• **The exercise**: Set down the data below without change, skipping the pictures it holds.

• **Provided material**:
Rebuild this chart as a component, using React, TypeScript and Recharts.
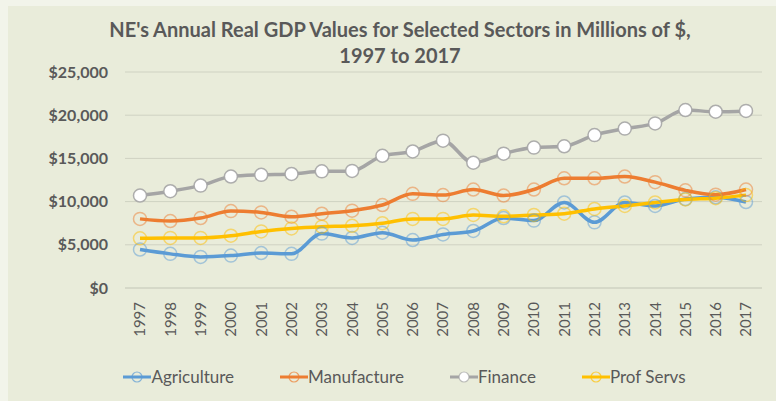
import React from "react";
import { LineChart, Line, XAxis, YAxis, CartesianGrid } from "recharts";

const years = [
  "1997", "1998", "1999", "2000", "2001", "2002", "2003", "2004", "2005", "2006", "2007",
  "2008", "2009", "2010", "2011", "2012", "2013", "2014", "2015", "2016", "2017",
];
const agriculture = [4450, 3950, 3600, 3750, 4050, 3950, 6300, 5800, 6400, 5550, 6200, 6600, 8100, 7800, 9900, 7600, 9900, 9500, 10300, 10500, 9950];
const manufacture = [8000, 7750, 8100, 8900, 8750, 8250, 8600, 8950, 9600, 10900, 10750, 11400, 10700, 11400, 12700, 12700, 12900, 12250, 11300, 10800, 11400];
const finance = [10700, 11200, 11850, 12900, 13100, 13200, 13500, 13550, 15300, 15800, 17050, 14500, 15550, 16250, 16400, 17700, 18450, 19050, 20600, 20400, 20500];
const profServs = [5750, 5800, 5800, 6050, 6550, 6900, 7100, 7200, 7500, 8000, 8000, 8450, 8300, 8450, 8600, 9150, 9500, 9900, 10250, 10400, 10750];
const yTicks = [0, 5000, 10000, 15000, 20000, 25000];

const data = years.map((year, i) => ({
  year,
  Agriculture: agriculture[i],
  Manufacture: manufacture[i],
  Finance: finance[i],
  "Prof Servs": profServs[i],
}));

const series = [
  { key: "Agriculture", color: "#5b9bd5", fill: "none" },
  { key: "Manufacture", color: "#ed7d31", fill: "none" },
  { key: "Finance", color: "#a5a5a5", fill: "#ffffff" },
  { key: "Prof Servs", color: "#ffc000", fill: "none" },
];

const FONT = "Lato, 'Open Sans', sans-serif";
const TEXT = "#595959";

const fmt = (v: number) => "$" + v.toLocaleString("en-US");

const YTick = (props: any) => {
  const { y, payload } = props;
  return (
    <text x={108} y={y} dy="0.35em" textAnchor="end" fill={TEXT} fontSize={16} fontWeight={700} fontFamily={FONT}>
      {fmt(payload.value)}
    </text>
  );
};

const XTick = (props: any) => {
  const { x, payload } = props;
  return (
    <g transform={`translate(${x},302) rotate(-90)`}>
      <text x={0} y={0} dy="0.36em" textAnchor="end" fill={TEXT} fontSize={15} fontFamily={FONT}>
        {payload.value}
      </text>
    </g>
  );
};

const makeDot = (color: string, fill: string) => (props: any) => {
  const { cx, cy, index } = props;
  if (cx == null || cy == null) return <g key={index} />;
  return (
    <circle
      key={index}
      cx={cx}
      cy={cy}
      r={6.5}
      fill={fill}
      stroke={color}
      strokeOpacity={fill === "none" ? 0.5 : 0.9}
      strokeWidth={1.5}
    />
  );
};

const LegendContent = () => (
  <div style={{ display: "flex", justifyContent: "center", gap: 46, paddingLeft: 33, fontFamily: FONT }}>
    {series.map((s) => (
      <div key={s.key} style={{ display: "flex", alignItems: "center" }}>
        <svg width={28} height={16}>
          <line x1={0} y1={8} x2={28} y2={8} stroke={s.color} strokeWidth={3} />
          <circle cx={14} cy={8} r={5} fill={s.fill} stroke={s.color} strokeOpacity={0.7} strokeWidth={1.2} />
        </svg>
        <span style={{ color: TEXT, fontSize: 17 }}>{s.key}</span>
      </div>
    ))}
  </div>
);

export default function App() {
  return (
    <div
      style={{
        position: "absolute",
        left: 0,
        top: 0,
        width: 776,
        height: 401,
        background: "#f2f4ea",
        overflow: "hidden",
      }}
    >
      <div
        style={{
          position: "absolute",
          left: 8,
          top: 6,
          right: 0,
          bottom: 0,
          background: "#e9ecda",
        }}
      />
      <div
        style={{
          position: "absolute",
          left: 0,
          top: 16,
          width: 800,
          textAlign: "center",
          fontFamily: FONT,
          fontWeight: 700,
          fontSize: 20,
          lineHeight: "26px",
          color: TEXT,
        }}
      >
        NE's Annual Real GDP Values for Selected Sectors in Millions of $,
        <br />
        1997 to 2017
      </div>
      <div style={{ position: "absolute", left: 0, top: 0 }}>
        <LineChart width={776} height={401} data={data} margin={{ top: 72, right: 14, bottom: 0, left: 8 }}>
          <CartesianGrid horizontal vertical={false} stroke="#cfd2c2" strokeWidth={1} />
          <XAxis
            dataKey="year"
            axisLine={{ stroke: "#cfd2c2" }}
            tickLine={false}
            tick={<XTick />}
            interval={0}
            height={113}
            padding={{ left: 15, right: 16 }}
          />
          <YAxis
            domain={[0, 25000]}
            ticks={yTicks}
            width={117}
            axisLine={false}
            tickLine={false}
            tick={<YTick />}
          />
          {series.map((s) => (
            <Line
              key={s.key}
              type="monotone"
              dataKey={s.key}
              stroke={s.color}
              strokeWidth={3.5}
              dot={makeDot(s.color, s.fill)}
              activeDot={false}
              isAnimationActive={false}
            />
          ))}
        </LineChart>
      </div>
      <div style={{ position: "absolute", left: 0, top: 366, width: 776 }}>
        <LegendContent />
      </div>
    </div>
  );
}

• **Result of the task**:
Rebuild this chart as a component, using React, TypeScript and Recharts.
import React from "react";
import { LineChart, Line, XAxis, YAxis, CartesianGrid } from "recharts";

const years = [
  "1997", "1998", "1999", "2000", "2001", "2002", "2003", "2004", "2005", "2006", "2007",
  "2008", "2009", "2010", "2011", "2012", "2013", "2014", "2015", "2016", "2017",
];
const agriculture = [4450, 3950, 3600, 3750, 4050, 3950, 6300, 5800, 6400, 5550, 6200, 6600, 8100, 7800, 9900, 7600, 9900, 9500, 10300, 10500, 9950];
const manufacture = [8000, 7750, 8100, 8900, 8750, 8250, 8600, 8950, 9600, 10900, 10750, 11400, 10700, 11400, 12700, 12700, 12900, 12250, 11300, 10800, 11400];
const finance = [10700, 11200, 11850, 12900, 13100, 13200, 13500, 13550, 15300, 15800, 17050, 14500, 15550, 16250, 16400, 17700, 18450, 19050, 20600, 20400, 20500];
const profServs = [5750, 5800, 5800, 6050, 6550, 6900, 7100, 7200, 7500, 8000, 8000, 8450, 8300, 8450, 8600, 9150, 9500, 9900, 10250, 10400, 10750];
const yTicks = [0, 5000, 10000, 15000, 20000, 25000];

const data = years.map((year, i) => ({
  year,
  Agriculture: agriculture[i],
  Manufacture: manufacture[i],
  Finance: finance[i],
  "Prof Servs": profServs[i],
}));

const series = [
  { key: "Agriculture", color: "#5b9bd5", fill: "none" },
  { key: "Manufacture", color: "#ed7d31", fill: "none" },
  { key: "Finance", color: "#a5a5a5", fill: "#ffffff" },
  { key: "Prof Servs", color: "#ffc000", fill: "none" },
];

const FONT = "Lato, 'Open Sans', sans-serif";
const TEXT = "#595959";

const fmt = (v: number) => "$" + v.toLocaleString("en-US");

const YTick = (props: any) => {
  const { y, payload } = props;
  return (
    <text x={108} y={y} dy="0.35em" textAnchor="end" fill={TEXT} fontSize={16} fontWeight={700} fontFamily={FONT}>
      {fmt(payload.value)}
    </text>
  );
};

const XTick = (props: any) => {
  const { x, payload } = props;
  return (
    <g transform={`translate(${x},302) rotate(-90)`}>
      <text x={0} y={0} dy="0.36em" textAnchor="end" fill={TEXT} fontSize={15} fontFamily={FONT}>
        {payload.value}
      </text>
    </g>
  );
};

const makeDot = (color: string, fill: string) => (props: any) => {
  const { cx, cy, index } = props;
  if (cx == null || cy == null) return <g key={index} />;
  return (
    <circle
      key={index}
      cx={cx}
      cy={cy}
      r={6.5}
      fill={fill}
      stroke={color}
      strokeOpacity={fill === "none" ? 0.5 : 0.9}
      strokeWidth={1.5}
    />
  );
};

const LegendContent = () => (
  <div style={{ display: "flex", justifyContent: "center", gap: 46, paddingLeft: 33, fontFamily: FONT }}>
    {series.map((s) => (
      <div key={s.key} style={{ display: "flex", alignItems: "center" }}>
        <svg width={28} height={16}>
          <line x1={0} y1={8} x2={28} y2={8} stroke={s.color} strokeWidth={3} />
          <circle cx={14} cy={8} r={5} fill={s.fill} stroke={s.color} strokeOpacity={0.7} strokeWidth={1.2} />
        </svg>
        <span style={{ color: TEXT, fontSize: 17 }}>{s.key}</span>
      </div>
    ))}
  </div>
);

export default function App() {
  return (
    <div
      style={{
        position: "absolute",
        left: 0,
        top: 0,
        width: 776,
        height: 401,
        background: "#f2f4ea",
        overflow: "hidden",
      }}
    >
      <div
        style={{
          position: "absolute",
          left: 8,
          top: 6,
          right: 0,
          bottom: 0,
          background: "#e9ecda",
        }}
      />
      <div
        style={{
          position: "absolute",
          left: 0,
          top: 16,
          width: 800,
          textAlign: "center",
          fontFamily: FONT,
          fontWeight: 700,
          fontSize: 20,
          lineHeight: "26px",
          color: TEXT,
        }}
      >
        NE's Annual Real GDP Values for Selected Sectors in Millions of $,
        <br />
        1997 to 2017
      </div>
      <div style={{ position: "absolute", left: 0, top: 0 }}>
        <LineChart width={776} height={401} data={data} margin={{ top: 72, right: 14, bottom: 0, left: 8 }}>
          <CartesianGrid horizontal vertical={false} stroke="#cfd2c2" strokeWidth={1} />
          <XAxis
            dataKey="year"
            axisLine={{ stroke: "#cfd2c2" }}
            tickLine={false}
            tick={<XTick />}
            interval={0}
            height={113}
            padding={{ left: 15, right: 16 }}
          />
          <YAxis
            domain={[0, 25000]}
            ticks={yTicks}
            width={117}
            axisLine={false}
            tickLine={false}
            tick={<YTick />}
          />
          {series.map((s) => (
            <Line
              key={s.key}
              type="monotone"
              dataKey={s.key}
              stroke={s.color}
              strokeWidth={3.5}
              dot={makeDot(s.color, s.fill)}
              activeDot={false}
              isAnimationActive={false}
            />
          ))}
        </LineChart>
      </div>
      <div style={{ position: "absolute", left: 0, top: 366, width: 776 }}>
        <LegendContent />
      </div>
    </div>
  );
}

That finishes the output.